San Francisco, CA – Chris Nolet, a former Staff Engineer at Apple, has officially launched Vibe Code Go, a groundbreaking mobile application designed to revolutionize software development by enabling "vibe coding on the go." The new venture, a Y Combinator Summer 2025 (YC S25) startup, aims to free software engineers from traditional desk-bound workflows, allowing them to code from anywhere using just their phone.
Vibe Code Go introduces a mobile-first approach to "vibe coding," a concept popularized by AI researcher Andrej Karpathy, where AI agents generate and refine code based on natural language prompts. Nolet, a second-time founder with a background in developer tools, stated, "You don’t need a big screen to vibe code. If you think about it, you probably spend the majority of your time in Cursor or Cline chatting with an agent in the sidebar. What if you take that chat bar and squeeze it into an iPhone app? That’s Vibe Code Go."
The application boasts several key features, including "Mobile Freedom" for making last-minute changes or starting new projects remotely, and "Seamless Integration" that syncs changes directly to a user's laptop, complementing existing IDE workflows. Its "Agentic Intelligence" allows users to queue up edits while the AI drafts, tests, and refines code in real-time, intelligently resolving errors. The app runs Claude Code on a Mac under the hood, ensuring professional-grade performance.
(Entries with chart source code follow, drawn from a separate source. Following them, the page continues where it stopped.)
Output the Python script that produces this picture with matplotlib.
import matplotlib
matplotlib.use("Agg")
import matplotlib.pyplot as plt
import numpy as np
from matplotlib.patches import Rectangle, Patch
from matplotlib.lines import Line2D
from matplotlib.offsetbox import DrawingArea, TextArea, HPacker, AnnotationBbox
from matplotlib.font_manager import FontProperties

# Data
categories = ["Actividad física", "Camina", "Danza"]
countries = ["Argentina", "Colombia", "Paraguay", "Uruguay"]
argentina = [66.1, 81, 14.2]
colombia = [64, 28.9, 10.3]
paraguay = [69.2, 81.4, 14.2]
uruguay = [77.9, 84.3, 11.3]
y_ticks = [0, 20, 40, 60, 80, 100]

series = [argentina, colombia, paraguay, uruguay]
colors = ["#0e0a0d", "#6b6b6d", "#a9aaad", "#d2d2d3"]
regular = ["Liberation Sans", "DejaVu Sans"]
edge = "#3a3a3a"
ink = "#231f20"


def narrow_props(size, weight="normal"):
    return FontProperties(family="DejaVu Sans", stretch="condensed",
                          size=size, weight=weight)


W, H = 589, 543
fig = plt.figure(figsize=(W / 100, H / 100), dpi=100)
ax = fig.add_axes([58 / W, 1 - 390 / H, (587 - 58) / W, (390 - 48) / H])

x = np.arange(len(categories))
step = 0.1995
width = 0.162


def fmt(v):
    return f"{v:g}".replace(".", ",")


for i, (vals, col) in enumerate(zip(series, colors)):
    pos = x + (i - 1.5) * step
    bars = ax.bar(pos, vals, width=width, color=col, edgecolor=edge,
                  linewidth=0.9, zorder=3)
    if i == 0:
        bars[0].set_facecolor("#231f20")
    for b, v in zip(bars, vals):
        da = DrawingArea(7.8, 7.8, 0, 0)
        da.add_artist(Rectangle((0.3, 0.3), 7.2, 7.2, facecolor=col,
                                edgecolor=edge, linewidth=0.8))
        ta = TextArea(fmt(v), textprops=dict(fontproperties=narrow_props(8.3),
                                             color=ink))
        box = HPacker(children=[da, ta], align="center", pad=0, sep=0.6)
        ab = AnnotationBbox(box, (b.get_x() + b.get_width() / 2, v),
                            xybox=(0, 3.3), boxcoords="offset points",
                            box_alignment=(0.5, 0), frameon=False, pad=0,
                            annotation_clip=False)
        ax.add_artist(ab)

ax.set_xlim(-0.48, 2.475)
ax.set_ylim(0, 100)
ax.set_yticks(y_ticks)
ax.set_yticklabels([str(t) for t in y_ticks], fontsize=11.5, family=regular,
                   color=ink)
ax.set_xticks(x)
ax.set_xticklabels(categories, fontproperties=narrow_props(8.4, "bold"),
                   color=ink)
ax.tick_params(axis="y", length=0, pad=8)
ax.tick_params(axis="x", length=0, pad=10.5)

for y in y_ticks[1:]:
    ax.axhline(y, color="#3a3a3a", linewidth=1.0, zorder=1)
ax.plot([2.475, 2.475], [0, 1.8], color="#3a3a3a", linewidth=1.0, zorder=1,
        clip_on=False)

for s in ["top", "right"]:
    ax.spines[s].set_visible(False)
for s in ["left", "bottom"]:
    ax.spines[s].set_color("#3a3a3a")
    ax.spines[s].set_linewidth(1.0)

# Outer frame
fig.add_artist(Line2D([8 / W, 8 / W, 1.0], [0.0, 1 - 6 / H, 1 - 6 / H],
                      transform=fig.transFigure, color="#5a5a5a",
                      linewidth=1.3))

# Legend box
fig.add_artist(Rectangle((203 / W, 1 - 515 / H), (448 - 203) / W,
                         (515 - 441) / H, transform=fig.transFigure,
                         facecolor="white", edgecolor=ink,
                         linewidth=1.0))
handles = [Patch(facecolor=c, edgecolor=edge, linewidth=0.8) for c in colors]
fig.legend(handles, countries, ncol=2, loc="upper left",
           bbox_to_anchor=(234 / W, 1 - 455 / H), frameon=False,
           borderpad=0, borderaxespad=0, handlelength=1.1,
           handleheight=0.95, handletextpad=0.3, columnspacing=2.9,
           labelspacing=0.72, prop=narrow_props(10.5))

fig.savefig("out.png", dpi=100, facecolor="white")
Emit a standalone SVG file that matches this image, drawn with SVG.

Vibe Code Go enters a rapidly evolving market for AI-powered code editors, positioning itself as a direct mobile competitor to established tools like Cursor AI. While Cursor offers robust desktop AI coding capabilities, Nolet's startup differentiates by prioritizing the mobile experience, transforming coding into a conversational process that feels "a lot like messaging with a friend." This innovation addresses the growing demand for flexible development environments.
The launch follows significant early recognition, including Vibe Code Go winning the prestigious "10x Engineering Prize" at a recent Anthropic and South Park Commons hackathon. Tyler Bosmeny, co-founder of Y Combinator, lauded the development, stating, "Chris is an amazing ex-Apple Staff Engineer building the mobile Cursor competitor he always wanted. Congrats @chrisnolet on the launch! 🚀🚀" The platform is set to empower serious software engineers with unprecedented freedom and efficiency.